Make it a Happy Meal-esque shopping experience, he urges, crediting McDonald’s with offering consumers easy, convenient groupings of products. “Then the only question (for the consumer) should be, ‘Do I want to super-size it?’”
Proximate merchandising of “relevant and related” accessory bundles can “dramatically improve the thru-put of accessory sales,” he says. “This isn’t much of a secret; It’s fairly patently obvious. Companies that really understand this well, particularly with specialty categories, tend to have much bottom line results than their brethren.”
Should a retailer with limited resources do convenience accessory racking or rack them adjacent to their major product category?
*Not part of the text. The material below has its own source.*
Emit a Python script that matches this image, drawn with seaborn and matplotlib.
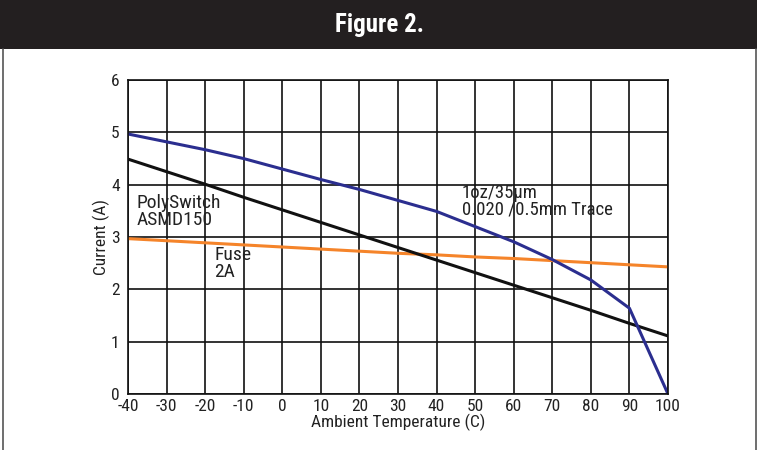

Lori Long, manager of consumer marketing for Thomson’s Home Networking Accessories, says doing both is smart, “but the smartest retailer is the one that puts the accessory next to what it attaches to. You have to have a balance of both types of solutions that capture your consumers who understand what they’re buying, and make it simpler for those who don’t understand what they’re buying.”
Long is a champion of the power of packaging, and says, “Strategically, we try to use retail signage and fixturing to help the consumer find the right product and use the package to help pull the sell-through and help the consumer make the right product selection. All of those things work together for a maximum opportunity for the retailer to be profitable and their customer to be delighted.”
“Really there is some merit, almost regardless of the size of your store, in doing a little of both,” says Prelogar. “I don’t think that someone who comes in specifically with the objective of purchasing an accessory product should have to ferret it out among the major components in a primary category.”
As for convenience racking, “a 2,000-square-foot retailer can do that just as effectively as Best Buy with an eight-foot quick service wall of merchandise with the most popular accessories. But I don’t think that minimizes, regardless of size of retailer, the benefit of going ahead and bundling the accessory grouping and placing them directly proximate the category,” Prelogar added.
“The accessories market as a whole has truly exploded in the last few years. As more affordable digital SLR cameras enter the marketplace, the demand for high-quality camera bags and accessories have increased exponentially. An increasing number of consumers are moving from point-and-shoot to DSLRs and they will be looking to retailers to educate them on the accessories available providing an incredible opportunity to build their trust and generate sales,” said Nicole Mummenhoff, Senior Vice President of Worldwide Marketing for Lowepro. “Whether selling to beginners, professionals or anyone in between, imaging equipment retailers will find that photographers are looking to protect their investment and rely heavily on the recommendation of their trusted retailer to make that purchase.”